The other day I saw an ad for a posing guide. You know, it lists different ways photographers should have your subject stand, place their hands just so, and the right angle for them to have their head. It got me thinking about how using a posing guide will ruin your portrait photography.
Now I get the idea of a posing guide–that is, that you want to flatter your subject, and there are certain ways to shape their body that is more flattering than others. I get that, and in theory, it’s smart. But there are at least two problems with those guides. First, all your pictures will start to look the exact same from person to person and what’s worse, they’ll start to look exactly like the dude that sold you the posing guide.
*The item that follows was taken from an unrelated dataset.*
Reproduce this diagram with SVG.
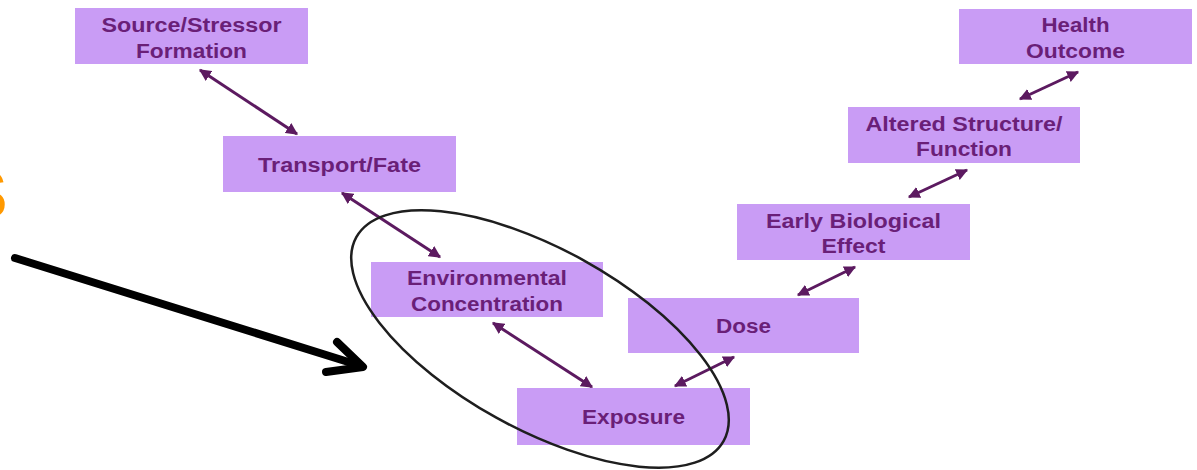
<svg xmlns="http://www.w3.org/2000/svg" width="1197" height="470" viewBox="0 0 1197 470">
<style>
.box{fill:#c99cf5;}
.lbl{font-family:"Liberation Sans",Arial,sans-serif;font-weight:bold;font-size:20px;fill:#6a1f78;text-anchor:middle;}
.con{stroke:#5c1a60;stroke-width:3;fill:none;marker-start:url(#ah);marker-end:url(#ah);}
</style>
<defs>
<marker id="ah" viewBox="0 0 10 10" refX="9" refY="5" markerWidth="4" markerHeight="4" orient="auto-start-reverse" markerUnits="strokeWidth">
<path d="M0,0 L10,5 L0,10 Z" fill="#5c1a60"/>
</marker>
</defs>
<rect width="1197" height="470" fill="#ffffff"/>
<text x="-38" y="218" font-family="Liberation Sans,Arial,sans-serif" font-weight="bold" font-size="68" fill="#ff9900">S</text>
<g id="connectors">
<line class="con" x1="200" y1="70" x2="297" y2="134"/>
<line class="con" x1="342" y1="193" x2="440" y2="257"/>
<line class="con" x1="493" y1="323" x2="592" y2="387"/>
<line class="con" x1="675" y1="386" x2="734" y2="357"/>
<line class="con" x1="798" y1="295" x2="855" y2="267"/>
<line class="con" x1="909" y1="197" x2="967" y2="170"/>
<line class="con" x1="1020" y1="99" x2="1078" y2="72"/>
</g>
<g id="n-source"><rect class="box" x="75" y="8" width="233" height="56"/>
<text class="lbl" x="191.5" y="32" textLength="180" lengthAdjust="spacingAndGlyphs">Source/Stressor</text>
<text class="lbl" x="191.5" y="58" textLength="111" lengthAdjust="spacingAndGlyphs">Formation</text></g>
<g id="n-transport"><rect class="box" x="223" y="136" width="233" height="56"/>
<text class="lbl" x="339.5" y="172" textLength="163" lengthAdjust="spacingAndGlyphs">Transport/Fate</text></g>
<g id="n-env"><rect class="box" x="371" y="262" width="232" height="55"/>
<text class="lbl" x="487" y="285" textLength="160" lengthAdjust="spacingAndGlyphs">Environmental</text>
<text class="lbl" x="487" y="311" textLength="152" lengthAdjust="spacingAndGlyphs">Concentration</text></g>
<g id="n-exposure"><rect class="box" x="517" y="388" width="233" height="57"/>
<text class="lbl" x="633.5" y="424" textLength="103" lengthAdjust="spacingAndGlyphs">Exposure</text></g>
<g id="n-dose"><rect class="box" x="628" y="298" width="231" height="55"/>
<text class="lbl" x="743.5" y="333" textLength="55" lengthAdjust="spacingAndGlyphs">Dose</text></g>
<g id="n-early"><rect class="box" x="737" y="204" width="233" height="56"/>
<text class="lbl" x="853.5" y="228" textLength="175" lengthAdjust="spacingAndGlyphs">Early Biological</text>
<text class="lbl" x="853.5" y="253" textLength="64" lengthAdjust="spacingAndGlyphs">Effect</text></g>
<g id="n-altered"><rect class="box" x="848" y="107" width="232" height="56"/>
<text class="lbl" x="964" y="131" textLength="197" lengthAdjust="spacingAndGlyphs">Altered Structure/</text>
<text class="lbl" x="964" y="156" textLength="96" lengthAdjust="spacingAndGlyphs">Function</text></g>
<g id="n-health"><rect class="box" x="959" y="9" width="233" height="55"/>
<text class="lbl" x="1075.5" y="32" textLength="68" lengthAdjust="spacingAndGlyphs">Health</text>
<text class="lbl" x="1075.5" y="58" textLength="99" lengthAdjust="spacingAndGlyphs">Outcome</text></g>
<ellipse cx="540" cy="339" rx="210" ry="90" transform="rotate(29 540 339)" fill="none" stroke="#1e1e1e" stroke-width="2.5"/>
<g fill="none" stroke="#000" stroke-width="8" stroke-linecap="round" stroke-linejoin="round">
<line x1="15" y1="258" x2="358" y2="365"/>
<polyline points="337,342 363,367 326,372"/>
</g>
</svg>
For me, I want to make a portrait that suggests something about the person I’m photographing. The key to making pictures like that is to pay attention to gestures and expressions. There’s some nuance with that method, so being observant and picking up on subtle details is a good skill to develop. When I’m working, I want to let my subjects sit or stand they way they normally would whether I was there or not. If that happens, then a little bit of that person is revealed in the pictures I take. And that’s the other problem with a posing guide. You start paying attention to whether or not their arm is how you remembered it from a picture that someone else said your pictures should look like, instead of paying attention to what the person’s body language is revealing to you.
Learning a handful of standard poses is the easy way. It’s the factory versus hand-crafted. Trying to make something surprising and unique to each subject is the hard way, but for my money, the road to making portraits that are memorable and meaningful. You think Irving Penn ever bought a posing guide?
Salvador Dalí portrait by Irving Penn
So that’s my approach. If you have a different opinion, feel free to share it.